Recognize Pareto’s Law: Reducing overstocks can be an emotional issue with merchandisers and purchasing departments because it implies failure. It truly should not be – it has been shown that 20% to 25% of the SKUs give you 70% to 80% of sales in most businesses. Markdowns and slow-moving inventory are a fact of life. It’s important to continually address it to free up cash and fulfillment center space.

Exception reporting of slow movers: Does your inventory analysis identify candidates for liquidation in the total assortment based on rate of sale and stock on hand, as illustrated above?

Make your first price cut the deepest: Customers are savvy and know if they’re getting a real deal. As illustrated above, what additional costs are incurred monthly? Holding low-margin product can become costly. Additionally, many consumer products have a short lifecycle and you don’t want to be left with large remainder quantities by waiting for them to sell at full price.

Assign responsibility: In your organization, who analyzes and decides on inventory to be liquidated? Companies with large assortments sometimes put a single person in charge – separate from the buyer – to move the slow-selling product through various media and lowering prices. Also, make key inventory metrics and goals part of the buyer/merchant performance review including markup, backorder rate, gross margin and inventory turn.

Synchronize promotions and purchase order placement: Do you have a merchandising and marketing calendar of what will be offered? This often helps buyers understand the purchase order requirements over multiple offers, reducing backorders and overstocks.

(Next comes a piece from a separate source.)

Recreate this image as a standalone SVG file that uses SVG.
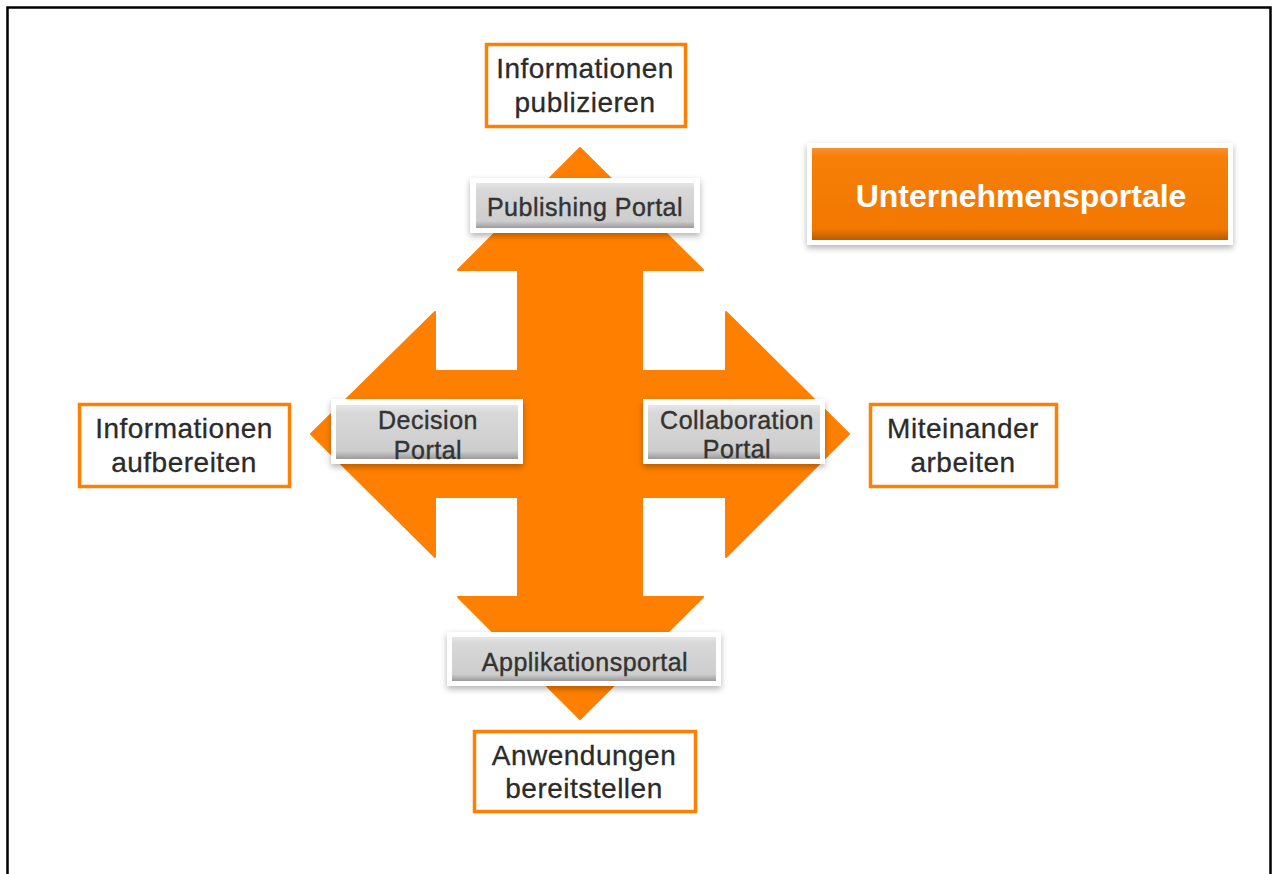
<svg xmlns="http://www.w3.org/2000/svg" width="1272" height="874" viewBox="0 0 1272 874">
<defs>
<style>
.frame{fill:#fff;stroke:#000;stroke-width:2.5}
.arrow{fill:#FF8000;stroke:#FF8000;stroke-width:2;stroke-linejoin:round}
.obox{fill:#fff;stroke:#FF8000;stroke-width:3.5}
.otxt{font-family:"Liberation Sans",Arial,sans-serif;font-size:28px;fill:#2b2b2b;text-anchor:middle;letter-spacing:0.5px;stroke:#2b2b2b;stroke-width:0.3}
.bwhite{fill:#fff;filter:url(#sh)}
.bgrey{fill:url(#greyg)}
.gtxt{font-family:"Liberation Sans",Arial,sans-serif;font-size:25px;fill:#333;text-anchor:middle;letter-spacing:0.5px;stroke:#333;stroke-width:0.4}
.ttxt{font-family:"Liberation Sans",Arial,sans-serif;font-size:32px;font-weight:bold;fill:#fff;text-anchor:middle}
</style>
<linearGradient id="greyg" x1="0" y1="0" x2="0" y2="1">
<stop offset="0" stop-color="#e6e6e6"/>
<stop offset="0.15" stop-color="#d8d8d8"/>
<stop offset="0.85" stop-color="#cdcdcd"/>
<stop offset="1" stop-color="#9a9a9a"/>
</linearGradient>
<linearGradient id="orgg" x1="0" y1="0" x2="0" y2="1">
<stop offset="0" stop-color="#F99030"/>
<stop offset="0.1" stop-color="#F67F08"/>
<stop offset="0.88" stop-color="#F27800"/>
<stop offset="1" stop-color="#B85C00"/>
</linearGradient>
<filter id="sh" x="-10%" y="-20%" width="120%" height="150%">
<feDropShadow dx="0" dy="3" stdDeviation="3" flood-color="#000" flood-opacity="0.3"/>
</filter>
</defs>
<rect class="frame" x="7.5" y="7.5" width="1263" height="880"/>
<g id="connectors">
<path class="arrow" d="M580,148 L703,270 L642,270 L642,371 L726,371 L726,312 L849,434 L726,557 L726,497 L642,497 L642,597 L703,597 L580,719 L458,597 L518,597 L518,497 L435,497 L435,557 L311,434 L435,312 L435,371 L518,371 L518,270 L458,270 Z"/>
</g>
<g id="title">
<rect class="bwhite" x="807" y="143" width="426" height="102"/>
<rect x="812" y="148" width="416" height="92" fill="url(#orgg)"/>
<text class="ttxt" x="1021" y="207">Unternehmensportale</text>
</g>
<g id="publishing-portal">
<rect class="bwhite" x="470" y="178" width="230" height="55"/>
<rect class="bgrey" x="476" y="183" width="218" height="45"/>
<text class="gtxt" x="585" y="216">Publishing Portal</text>
</g>
<g id="decision-portal">
<rect class="bwhite" x="331" y="399" width="192" height="65"/>
<rect class="bgrey" x="336" y="405" width="182" height="54"/>
<text class="gtxt" x="428" y="429">Decision</text>
<text class="gtxt" x="428" y="459">Portal</text>
</g>
<g id="collaboration-portal">
<rect class="bwhite" x="643" y="399" width="182" height="65"/>
<rect class="bgrey" x="648" y="405" width="172" height="54"/>
<text class="gtxt" x="737" y="429">Collaboration</text>
<text class="gtxt" x="737" y="458">Portal</text>
</g>
<g id="applikationsportal">
<rect class="bwhite" x="447" y="632" width="274" height="54"/>
<rect class="bgrey" x="452" y="637" width="264" height="44"/>
<text class="gtxt" x="585" y="671" letter-spacing="0.9">Applikationsportal</text>
</g>
<g id="informationen-publizieren">
<rect class="obox" x="486.5" y="44.5" width="199" height="82"/>
<text class="otxt" x="585" y="78">Informationen</text>
<text class="otxt" x="585" y="112">publizieren</text>
</g>
<g id="informationen-aufbereiten">
<rect class="obox" x="79.5" y="404.5" width="210" height="82"/>
<text class="otxt" x="184" y="438">Informationen</text>
<text class="otxt" x="184" y="472">aufbereiten</text>
</g>
<g id="miteinander-arbeiten">
<rect class="obox" x="870.5" y="404.5" width="186" height="82"/>
<text class="otxt" x="963" y="438">Miteinander</text>
<text class="otxt" x="963" y="472">arbeiten</text>
</g>
<g id="anwendungen-bereitstellen">
<rect class="obox" x="474.5" y="731.5" width="221" height="80"/>
<text class="otxt" x="584" y="765">Anwendungen</text>
<text class="otxt" x="584" y="798">bereitstellen</text>
</g>
</svg>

Recognize the need to liquidation media and methods: There are a number of factors that go into selling off price including category and willingness to reduce price multiple times to reduce stocks. The following paragraph discusses this in more detail. All of these are critical to managing inventory as a strategic objective.

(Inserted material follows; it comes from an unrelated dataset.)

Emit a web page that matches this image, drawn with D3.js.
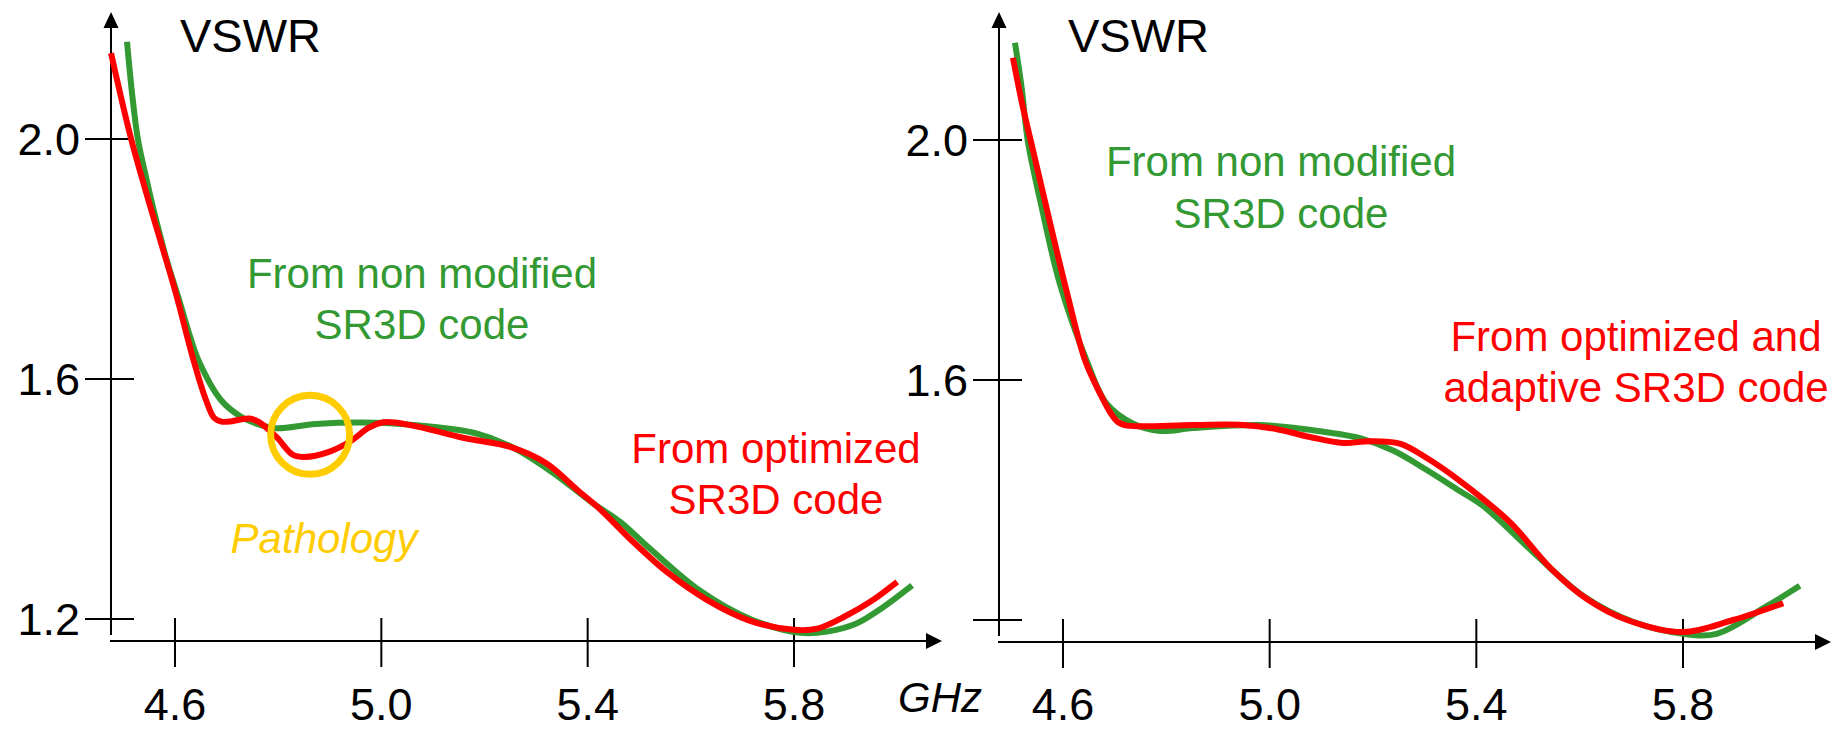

Methods to Reduce Overstock

Here are 12 methods of liquidation that our clients use:

Relist or re-photograph slow sellers:  Use this if the prior copy and photo didn’t show the product well. But a great photo and copy isn’t going to sell a below average selling product.

Develop call center programs: Use inbound and outbound scripts to inform and sell the customer and move product.

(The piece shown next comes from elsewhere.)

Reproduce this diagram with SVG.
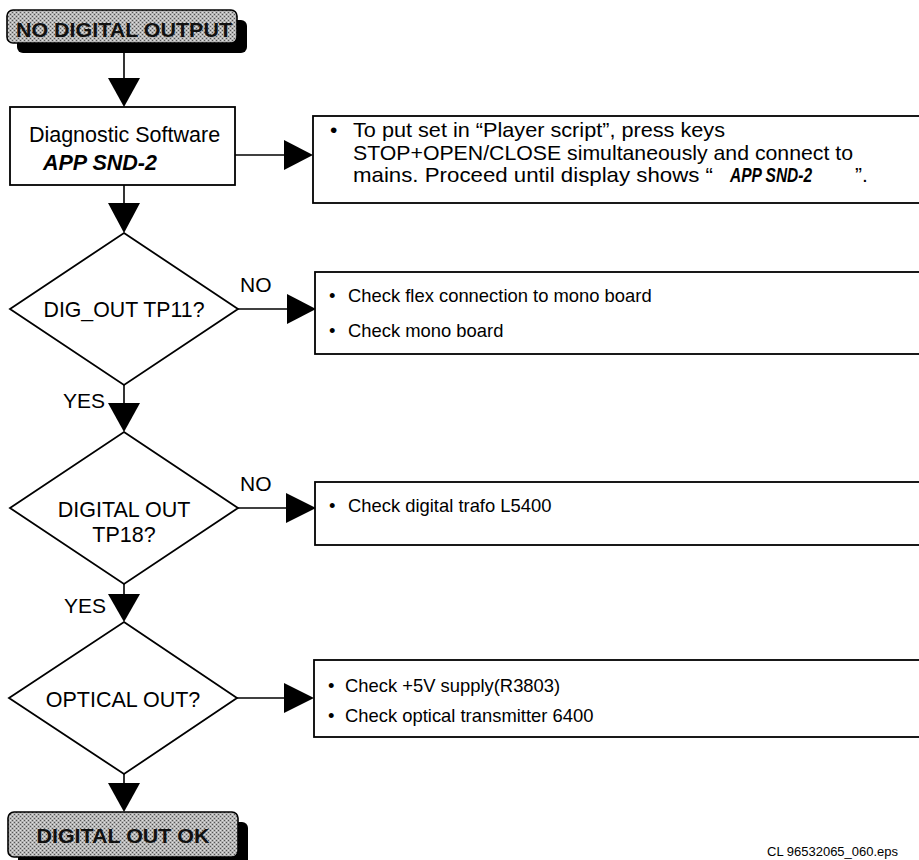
<svg xmlns="http://www.w3.org/2000/svg" width="919" height="860" viewBox="0 0 919 860">
<defs>
<pattern id="stip" width="4" height="4" patternUnits="userSpaceOnUse">
<rect width="4" height="4" fill="#b4b4b4"/>
<rect x="0" y="0" width="1" height="1" fill="#555"/>
<rect x="2" y="2" width="1" height="1" fill="#555"/>
<rect x="2" y="0" width="1" height="1" fill="#e0e0e0"/>
<rect x="0" y="2" width="1" height="1" fill="#e0e0e0"/>
</pattern>
<style>
.ln{stroke:#000;stroke-width:1.6;fill:none}
.bx{stroke:#000;stroke-width:1.8;fill:#fff}
.ah{fill:#000;stroke:none}
.sh{fill:#000}
.tm{fill:url(#stip);stroke:#000;stroke-width:1.6}
.tt{font-family:"Liberation Sans",Arial,sans-serif;font-weight:bold;font-size:20px;fill:#111;text-anchor:middle}
.nt{font-family:"Liberation Sans",Arial,sans-serif;font-size:21.5px;fill:#000;text-anchor:middle}
.bt{font-family:"Liberation Sans",Arial,sans-serif;font-size:18.4px;fill:#000}
.b1{font-family:"Liberation Sans",Arial,sans-serif;font-size:21px;fill:#000}
.lb{font-family:"Liberation Sans",Arial,sans-serif;font-size:21px;fill:#000}
.bi{font-weight:bold;font-style:italic}
.ft{font-family:"Liberation Sans",Arial,sans-serif;font-size:13px;fill:#000}
</style>
</defs>
<rect width="919" height="860" fill="#fff"/>

<g id="connectors">
<line class="ln" x1="124" y1="43" x2="124" y2="79"/>
<polygon class="ah" points="108,78 140,78 124,107"/>
<line class="ln" x1="235" y1="155" x2="285" y2="155"/>
<polygon class="ah" points="284,140 284,170 313,155"/>
<line class="ln" x1="124" y1="185" x2="124" y2="204"/>
<polygon class="ah" points="108,203 140,203 124,233"/>
<line class="ln" x1="238" y1="309" x2="288" y2="309"/>
<polygon class="ah" points="287,294 287,324 316,309"/>
<line class="ln" x1="124" y1="385" x2="124" y2="404"/>
<polygon class="ah" points="108,403 140,403 124,432"/>
<line class="ln" x1="238" y1="508" x2="287" y2="508"/>
<polygon class="ah" points="286,493 286,523 316,508"/>
<line class="ln" x1="124" y1="584" x2="124" y2="595"/>
<polygon class="ah" points="108,594 140,594 124,622"/>
<line class="ln" x1="237" y1="698" x2="285" y2="698"/>
<polygon class="ah" points="284,683 284,713 314,698"/>
<line class="ln" x1="124" y1="774" x2="124" y2="784"/>
<polygon class="ah" points="108,783 140,783 124,812"/>
<text class="lb" x="240" y="292">NO</text>
<text class="lb" x="240" y="491">NO</text>
<text class="lb" x="63" y="408">YES</text>
<text class="lb" x="64" y="613">YES</text>
</g>

<g id="start">
<rect class="sh" x="17" y="20" width="230" height="33" rx="6"/>
<rect class="tm" x="7" y="10" width="230" height="33" rx="6"/>
<text class="tt" x="124" y="37" textLength="216" lengthAdjust="spacingAndGlyphs">NO DIGITAL OUTPUT</text>
</g>

<g id="diag">
<rect class="bx" x="10" y="107" width="225" height="78"/>
<text class="nt" x="124.5" y="142">Diagnostic Software</text>
<text class="nt bi" x="43" y="170" style="text-anchor:start">APP SND-2</text>
</g>

<g id="note1">
<rect class="bx" x="313" y="116" width="620" height="87"/>
<text class="b1" x="330" y="137">•</text>
<text class="b1" x="353" y="137" textLength="372" lengthAdjust="spacingAndGlyphs">To put set in “Player script”, press keys</text>
<text class="b1" x="353" y="160" textLength="500" lengthAdjust="spacingAndGlyphs">STOP+OPEN/CLOSE simultaneously and connect to</text>
<text class="b1" x="353" y="182" textLength="360" lengthAdjust="spacingAndGlyphs">mains. Proceed until display shows “</text>
<text class="b1 bi" x="730" y="182" style="font-size:20px" textLength="82" lengthAdjust="spacingAndGlyphs">APP SND-2</text>
<text class="b1" x="855" y="182">”.</text>
</g>

<g id="dec1">
<polygon class="bx" points="124,233 238,309 124,385 10,309"/>
<text class="nt" x="124" y="317" textLength="161" lengthAdjust="spacingAndGlyphs">DIG_OUT TP11?</text>
</g>

<g id="note2">
<rect class="bx" x="315" y="272" width="620" height="82"/>
<text class="bt" x="329" y="302">•</text>
<text class="bt" x="348" y="302">Check flex connection to mono board</text>
<text class="bt" x="329" y="337">•</text>
<text class="bt" x="348" y="337">Check mono board</text>
</g>

<g id="dec2">
<polygon class="bx" points="124,432 238,508 124,584 10,508"/>
<text class="nt" x="124" y="517">DIGITAL OUT</text>
<text class="nt" x="124" y="542">TP18?</text>
</g>

<g id="note3">
<rect class="bx" x="315" y="482" width="620" height="63"/>
<text class="bt" x="329" y="512">•</text>
<text class="bt" x="348" y="512">Check digital trafo L5400</text>
</g>

<g id="dec3">
<polygon class="bx" points="124,622 237,698 124,774 9,698"/>
<text class="nt" x="123" y="707">OPTICAL OUT?</text>
</g>

<g id="note4">
<rect class="bx" x="314" y="660" width="620" height="77"/>
<text class="bt" x="328" y="692">•</text>
<text class="bt" x="345" y="692">Check +5V supply(R3803)</text>
<text class="bt" x="328" y="722">•</text>
<text class="bt" x="345" y="722">Check optical transmitter 6400</text>
</g>

<g id="end">
<rect class="sh" x="18" y="822" width="230" height="45" rx="6"/>
<rect class="tm" x="8" y="812" width="230" height="45" rx="6"/>
<text class="tt" x="123" y="843" textLength="173" lengthAdjust="spacingAndGlyphs">DIGITAL OUT OK</text>
</g>

<text class="ft" x="767" y="856">CL 96532065_060.eps</text>
</svg>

Package inserts and flyers: include in every outbound package and refresh with new products regularly. Customers receiving your shipment today should be the most satisfied and open to an additional sale.

Special website offers: make clearance specials easily identifiable or pop up.

Email blasts: given the low cost of this medium, use it to feature items with large quantities to liquidate.

Ecommerce marketplaces: investigate use of eBay, Etsy, Amazon, Walmart, Rakuten, etc. and their applicability.

Warehouse and tent sales: use this to move major overstocks as well as small remainder quantities. Schedule semi-annual events. It takes preparation and advertising.

Barter agreements: can move large quantities but it has to be product that has value to both partners.

Employee sales: these can be part of the benefits offered on a regular basis or as a semi-annual event. Discount may typically be 15% to 40% off retail. You may break even on cost.

In-kind donations: give product to charities, schools and churches that can use it or resell the product. You can earn deduction at tax time.

Return to vendor: usually has to be pre-negotiated as part of purchase order. You may get 100% of the cost if there is no restocking fee.

Liquidation companies and jobbers: they can move large quantities but you only recapture ten cents on the dollar.

Not all of these may not be appropriate for your company based on products, quantity to be liquidated and the age of the inventory.

All media and methods need to be tracked to determine which give the highest cost recovery. Collect by media and item how many units are sold at the specific selling price. That may not be as easy as it sounds. Can your sales/inventory system track item sales histories at multiple price points? Determine the additional costs of slow-selling product and calculate an item profit or loss.

Keeping inventory lean ultimately improves profitability and frees up fulfillment center space, with a focus on processes and asset management.